Hi, newbie ?

KingFool1

New member
Hi just joined on the forum although I have been reading for a while.

I have seen several posts about warming up over bright Pickups by installing 250k pots. My guitar is an Ibanez ARX140, it has 2 volume and 1 tone with 3 way switch. I got it used and someone had already changed out the pickups but I suspect that it may not be wired correctly. Anyway I ordered a set of Seymour Duncan 'Hot Rodded' SH-4/SH-2, because I figured I just start out fresh so I know what I have. I'm second guessing myself though that these may be higher gain than what I want or over bright, not being knowledgeable on this subject. I play mostly Blues, Country, & Rock.

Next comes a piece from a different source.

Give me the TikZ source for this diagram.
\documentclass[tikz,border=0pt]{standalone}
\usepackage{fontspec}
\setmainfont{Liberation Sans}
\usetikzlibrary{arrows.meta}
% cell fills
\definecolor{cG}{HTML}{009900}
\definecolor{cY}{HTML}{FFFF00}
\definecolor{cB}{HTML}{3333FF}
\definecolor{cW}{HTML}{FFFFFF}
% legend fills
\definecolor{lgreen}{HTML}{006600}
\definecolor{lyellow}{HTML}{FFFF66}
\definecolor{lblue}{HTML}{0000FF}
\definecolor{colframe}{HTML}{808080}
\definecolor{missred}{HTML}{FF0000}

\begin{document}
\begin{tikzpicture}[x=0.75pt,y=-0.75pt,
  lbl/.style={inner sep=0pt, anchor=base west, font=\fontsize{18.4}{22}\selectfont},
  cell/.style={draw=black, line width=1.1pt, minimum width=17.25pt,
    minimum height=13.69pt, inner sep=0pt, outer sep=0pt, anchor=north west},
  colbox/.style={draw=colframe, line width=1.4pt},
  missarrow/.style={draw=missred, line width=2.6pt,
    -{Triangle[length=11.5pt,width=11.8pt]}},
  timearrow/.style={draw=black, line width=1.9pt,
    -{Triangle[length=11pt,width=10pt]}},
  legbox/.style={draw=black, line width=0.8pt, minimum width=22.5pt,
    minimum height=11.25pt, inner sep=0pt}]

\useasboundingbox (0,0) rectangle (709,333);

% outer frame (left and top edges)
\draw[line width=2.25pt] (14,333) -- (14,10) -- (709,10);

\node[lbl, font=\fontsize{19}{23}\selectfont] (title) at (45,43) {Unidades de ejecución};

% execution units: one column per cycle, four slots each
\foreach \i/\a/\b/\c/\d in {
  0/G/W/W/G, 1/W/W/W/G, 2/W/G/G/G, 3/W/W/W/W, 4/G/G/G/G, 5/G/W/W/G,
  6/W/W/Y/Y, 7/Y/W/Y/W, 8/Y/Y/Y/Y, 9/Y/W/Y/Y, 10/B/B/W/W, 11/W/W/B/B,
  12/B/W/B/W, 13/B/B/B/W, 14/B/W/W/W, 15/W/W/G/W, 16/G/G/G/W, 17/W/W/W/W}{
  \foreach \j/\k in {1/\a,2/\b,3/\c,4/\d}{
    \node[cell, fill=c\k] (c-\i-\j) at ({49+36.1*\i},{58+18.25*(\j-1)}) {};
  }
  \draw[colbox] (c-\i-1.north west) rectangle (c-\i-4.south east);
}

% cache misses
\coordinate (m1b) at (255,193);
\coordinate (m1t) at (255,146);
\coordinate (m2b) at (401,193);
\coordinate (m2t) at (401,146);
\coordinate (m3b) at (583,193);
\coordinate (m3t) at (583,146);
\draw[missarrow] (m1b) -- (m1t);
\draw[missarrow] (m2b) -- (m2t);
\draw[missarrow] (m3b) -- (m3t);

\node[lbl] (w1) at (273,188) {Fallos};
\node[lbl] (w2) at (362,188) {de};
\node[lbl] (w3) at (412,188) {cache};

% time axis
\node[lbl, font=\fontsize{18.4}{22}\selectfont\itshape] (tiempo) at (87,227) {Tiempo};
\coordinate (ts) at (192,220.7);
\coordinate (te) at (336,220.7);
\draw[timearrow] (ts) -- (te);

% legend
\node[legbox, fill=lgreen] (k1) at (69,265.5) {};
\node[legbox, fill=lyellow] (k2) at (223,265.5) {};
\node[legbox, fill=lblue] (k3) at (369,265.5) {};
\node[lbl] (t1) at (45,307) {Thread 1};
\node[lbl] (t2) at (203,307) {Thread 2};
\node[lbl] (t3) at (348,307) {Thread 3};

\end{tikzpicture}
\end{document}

If you do the 250k change, do you change all the pots out to match? Just the Volume for the pot you want to tone down? or just the tone control?

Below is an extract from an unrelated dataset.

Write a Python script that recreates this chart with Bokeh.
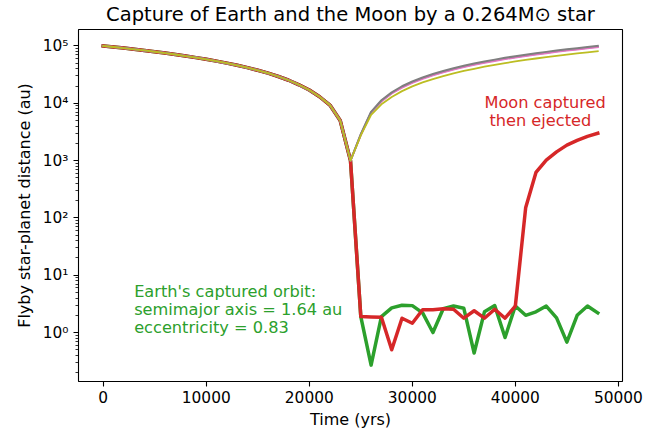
from bokeh.plotting import figure
from bokeh.models import Range1d, FixedTicker, CustomJSTickFormatter, NumeralTickFormatter
from bokeh.core.properties import value
from bokeh.embed import file_html
from bokeh.resources import INLINE

# ---- data ----
time_yrs = list(range(0, 48001, 1000))

# inbound leg shared by all bodies, t = 0 .. 24000 yr
approach = [100000, 95800, 91700, 87500, 83400, 79200, 75100, 70900, 66700, 62600,
            58400, 54300, 50100, 45900, 41800, 37600, 33500, 29300, 25200, 21000,
            17000, 13000, 9300, 5000, 1000]

# outbound legs, t = 25000 .. 48000 yr
gray_out = [2900, 7100, 11300, 15500, 19800, 24000, 28200, 32400, 36600, 40900,
            45100, 49300, 53500, 57700, 62000, 66200, 70400, 74600, 78800, 83100,
            87300, 91500, 95700, 100000]
pink_out = [2800, 6800, 10800, 14800, 18800, 22800, 26800, 30800, 34800, 38900,
            42800, 46800, 50800, 54800, 58900, 62900, 66900, 70900, 74900, 78900,
            82900, 86900, 90900, 95000]
purple_out = [2850, 6950, 11000, 15100, 19200, 23300, 27400, 31400, 35500, 39700,
              43700, 47800, 51900, 56000, 60100, 64200, 68300, 72400, 76400, 80600,
              84700, 88800, 92800, 97000]
olive_out = [2750, 6300, 9600, 12900, 16300, 19700, 23100, 26400, 29800, 33200,
             36600, 40000, 43400, 46800, 50200, 53600, 57000, 60400, 63800, 67300,
             70700, 74100, 77500, 81000]
earth_out = [1.9, 0.27, 1.9, 2.7, 3.0, 2.95, 2.2, 1.0, 2.6, 2.9,
             2.65, 0.44, 2.3, 2.95, 0.82, 2.9, 2.0, 2.3, 2.9, 1.8,
             0.68, 2.0, 2.9, 2.2]
moon_out = [1.9, 1.87, 1.85, 0.5, 1.78, 1.45, 2.5, 2.5, 2.6, 2.55,
            1.78, 2.4, 1.78, 2.55, 1.78, 2.9, 150, 620, 1020, 1420,
            1860, 2250, 2650, 3000]

x_ticks = [0, 10000, 20000, 30000, 40000, 50000]
y_ticks = [1, 10, 100, 1000, 10000, 100000]

FONT = "DejaVu Sans"

p = figure(width=660, height=428, frame_width=544, frame_height=352,
           output_backend="svg", toolbar_location=None,
           y_axis_type="log",
           x_range=Range1d(-2400, 50400), y_range=Range1d(0.14, 193600),
           min_border_left=78, min_border_right=38, min_border_top=28, min_border_bottom=48,
           title="Capture of Earth and the Moon by a 0.264M\u2299 star")

p.title.text_font = FONT
p.title.text_font_size = "19.5px"
p.title.text_font_style = "normal"
p.title.text_color = "black"
p.title.align = "center"
p.title.vertical_align = "top"
p.title.standoff = 4

p.background_fill_color = "white"
p.border_fill_color = "white"
p.outline_line_color = "black"
p.outline_line_width = 1.1
p.xgrid.visible = False
p.ygrid.visible = False

series = [
    ("#2ca02c", approach + earth_out, 3.5),
    ("#d62728", approach + moon_out, 3.5),
    ("#9467bd", approach + purple_out, 2),
    ("#e377c2", approach + pink_out, 2),
    ("#7f7f7f", approach + gray_out, 2),
    ("#bcbd22", approach + olive_out, 1.8),
]
for color, ys, lw in series:
    p.line(time_yrs, ys, line_color=color, line_width=lw, line_join="round", line_cap="square")

# annotations
green_lines = ["Earth's captured orbit:", "semimajor axis = 1.64 au", "eccentricity = 0.83"]
green_y = [5.18, 2.48, 1.22]
p.text(x=[3000] * 3, y=green_y, text=green_lines, text_color="#2ca02c",
       text_font=value(FONT), text_font_size="16.2px", text_align="left", text_baseline="middle")
p.text(x=[37000, 37480], y=[10160, 4930], text=["Moon captured", "then ejected"],
       text_color="#d62728", text_font=value(FONT), text_font_size="16.2px",
       text_align="left", text_baseline="middle")

# axes
xa = p.xaxis[0]
xa.ticker = FixedTicker(ticks=x_ticks)
xa.formatter = NumeralTickFormatter(format="0")
xa.axis_label = "Time (yrs)"
ya = p.yaxis[0]
minor = [m * 10 ** k for k in range(-1, 6) for m in range(2, 10)]
ya.ticker = FixedTicker(ticks=y_ticks, minor_ticks=minor)
ya.formatter = CustomJSTickFormatter(code="""
const sup = {"0":"\u2070","1":"\u00b9","2":"\u00b2","3":"\u00b3","4":"\u2074","5":"\u2075","6":"\u2076","7":"\u2077","8":"\u2078","9":"\u2079","-":"\u207b"};
const e = Math.round(Math.log10(tick));
return "10" + String(e).split("").map(c => sup[c]).join("");
""")
ya.axis_label = "Flyby star-planet distance (au)"

for ax in (xa, ya):
    ax.axis_line_color = None
    ax.major_tick_out = 5
    ax.major_tick_in = 0
    ax.minor_tick_out = 3
    ax.minor_tick_in = 0
    ax.major_tick_line_color = "black"
    ax.minor_tick_line_color = "black"
    ax.major_tick_line_width = 1.1
    ax.minor_tick_line_width = 0.8
    ax.major_label_text_font = FONT
    ax.major_label_text_font_size = "15.4px"
    ax.major_label_text_color = "black"
    ax.axis_label_text_font = FONT
    ax.axis_label_text_font_size = "16px"
    ax.axis_label_text_font_style = "normal"
    ax.axis_label_text_color = "black"
    ax.major_label_standoff = 5
    ax.axis_label_standoff = 6
xa.minor_tick_line_color = None
xa.major_label_standoff = 4
xa.axis_label_standoff = 4

open("out.html", "w").write(file_html(p, INLINE))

BTW - I ordered the 35th anniversary set because I found them new at a good price (I think?, $130) so I only have the shielded single conductor lead to work with.

Thanks in advance for any advice or suggestions you may offer.

Bill
 
Re: Hi, newbie ?

Welcome to the forum.

Just change the volume pots. Try your new new pickups through the stock control harness first.
 
Re: Hi, newbie ?

I find it's mostly just the volume pot that makes the biggest tonal difference as far as 250k/500k goes.

I usually prefer a stock JB with a 250k pot, but that said, the 35th Anniv. set has roughcast Alnico 5 magnets as opposed to the smooth, polished magnets of the regular versions, so you might find you don't even need the 250k to smooth things out. (roughcast magnets tend to give pickups a rounder, smoother sound than their polished counterparts)

If your guitar has 500k pots right now, try your 35th Anniv set with that first, and if you don't like it, then experiment with pot values.
 
Re: Hi, newbie ?

Thanks for the responses guys! You run a tight little forum here, very nice.

My plan was to run it for awhile with the stock 500k setup till I had a good feel for it. I just wanted to know what my options would be, and what I'd need for a backup plan.
 
Re: Hi, newbie ?

I have a Peavey Delta Blues 115 (stock except for preamp tubes), a Peavey Envoy 110 (w/ragin' cajun speaker), and my newest toy is that I'm absoultely loving is a Kalamazoo Model 2, all original (except for 3way cord and new caps - original values that I installed) it's a 5w point to point, single ended amp w/tremolo circa 66-67.
 
Re: Hi, newbie ?

Update:

The pickups arrived, installation went pretty straight forward, only 1 spring shot across the room to be lost forever when attaching them to the mounting rings, and only put one mounting ring on with the slant reversed, probably par for the course for my 1st time. Used a drill with a fairly large bit and routed out the space for the longer legs and throughly cleaned out the space afterward. I used the long leads and ran the shielding (screening? for our UK cousins) around and soldered to two pots each (I did leave the 500k pots in by the way), so I'm much more comfortable with the grounding scheme now. Replaced some of the old jumpers that looked to be too tight for my liking or questionable solder joints. Closed everything up. Polished up, and proceeded to restring - actually broke a string rushing the job because I couldn't wait to try it out. Made a few eyeball adjustment to the height of the pickups and plugged in...

To my complete surprised everything worked!

My initial response to the sound is very favorable, contrary to some of the reviews, I found the response warmer than what I'd been expecting but clarity was greatly increased across all the strings. I spent the next couple hours tweaking height adjustments and tone settings on my amp. The Delta Blues has passive tone controls and I found I was able to move all three controls much closer to full response while still sounding good.

I'm very pleased with the sounds that I'm now getting out of my $75 Ibanez. Thanks for all the invaluable information you guys have put out on this forum.